Layer 2: Capability Verification
Before an agent can transact in a particular domain, it must demonstrate capability through standardized tests. A procurement agent might need to complete simulated negotiations. A payment agent might need to execute test settlements.
These capability credentials are portable—once an agent passes verification, any network participant can trust that it has basic competence in that domain.
Layer 3: Graduated Authority
New agents start with limited transaction authority that expands as they build track record. A new agent might be limited to transactions under $10,000 with verified counterparties. As it completes transactions successfully, limits expand.
This bounds risk while allowing reputation accumulation. Bad actors are caught before they can cause significant damage. Good actors quickly graduate to full capability.
Layer 4: Counterparty Collateral
For high-value transactions with low-reputation agents, counterparties can require collateral or escrow. This isn't a permanent requirement—it's a bridge until reputation is established.
Smart escrow reduces friction: funds are released automatically when conditions are met, so there's no human overhead in the happy path.
Layer 5: Network Guarantee Programs
The network itself can provide guarantees for new agent transactions, funded by transaction fees from established participants. If a new agent fails to perform, the network makes the counterparty whole.
This socializes the risk of onboarding new participants across the network. Everyone benefits from network growth, so everyone contributes to enabling it.
The Reputation Growth Curve
With these mechanisms in place, new agents follow a predictable reputation growth curve:
Day 1: Agent has organizational attestation and capability credentials. Can transact with limited authority under escrow.
Week 1: Agent completes first transactions successfully. Early reputation established. Authority limits begin expanding.
Month 1: Agent has meaningful transaction history. Escrow requirements reduced. Can transact with wider range of counterparties.
Quarter 1: Agent has robust reputation. Full transaction authority. Can serve as counterparty for other new agents.
The key insight is that bootstrapping isn't binary (trusted vs. untrusted)—it's a continuous process of building credibility through demonstrated performance.
Preventing Gaming
Any reputation system can be gamed. Trust bootstrapping mechanisms need specific protections:
Sybil resistance: Prevent bad actors from creating multiple agent identities to accumulate reputation faster or escape bad history. Organizational attestation helps—creating new verified organizational identities is hard.
Wash trading detection: Prevent agents from transacting with affiliated agents to build artificial reputation. Transaction diversity requirements and network analysis can detect suspicious patterns.
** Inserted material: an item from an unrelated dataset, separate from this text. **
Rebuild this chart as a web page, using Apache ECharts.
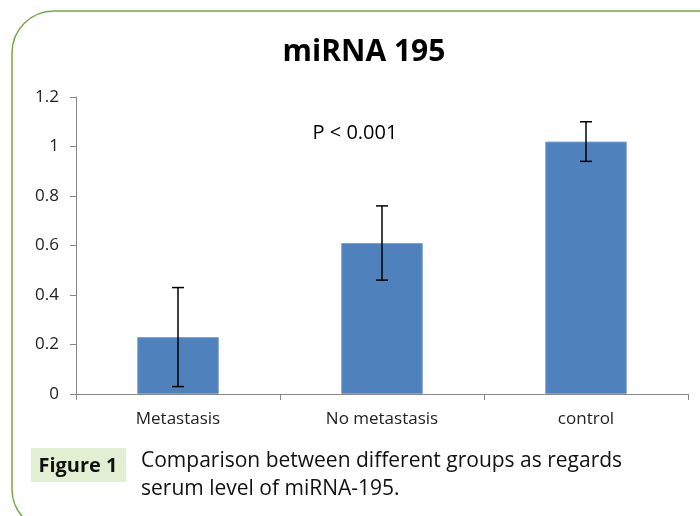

Reputation collapse: When an agent misbehaves, reputation must degrade faster than it accumulated. One significant failure should outweigh many routine successes.
Network Growth Dynamics
Trust bootstrapping isn't just about individual agents—it affects network growth dynamics. Networks with high barriers to entry grow slowly but have higher average quality. Networks with low barriers grow quickly but face more fraud.
The optimal balance depends on network maturity. Early networks need growth and should accept more risk. Mature networks can afford higher standards. Dynamic adjustment of bootstrapping requirements enables networks to evolve.
The Path Forward
Trust bootstrapping is a solved problem in theory but requires careful implementation in practice. The mechanisms described here are proven in various contexts (credit markets, sharing economy, online marketplaces) and can be adapted for autonomous agent networks.
The key is recognizing that trust isn't binary and bootstrapping isn't instant. New agents earn trust progressively through a combination of attestation, demonstration, and performance. With the right mechanisms, they can go from unknown to trusted in weeks rather than years.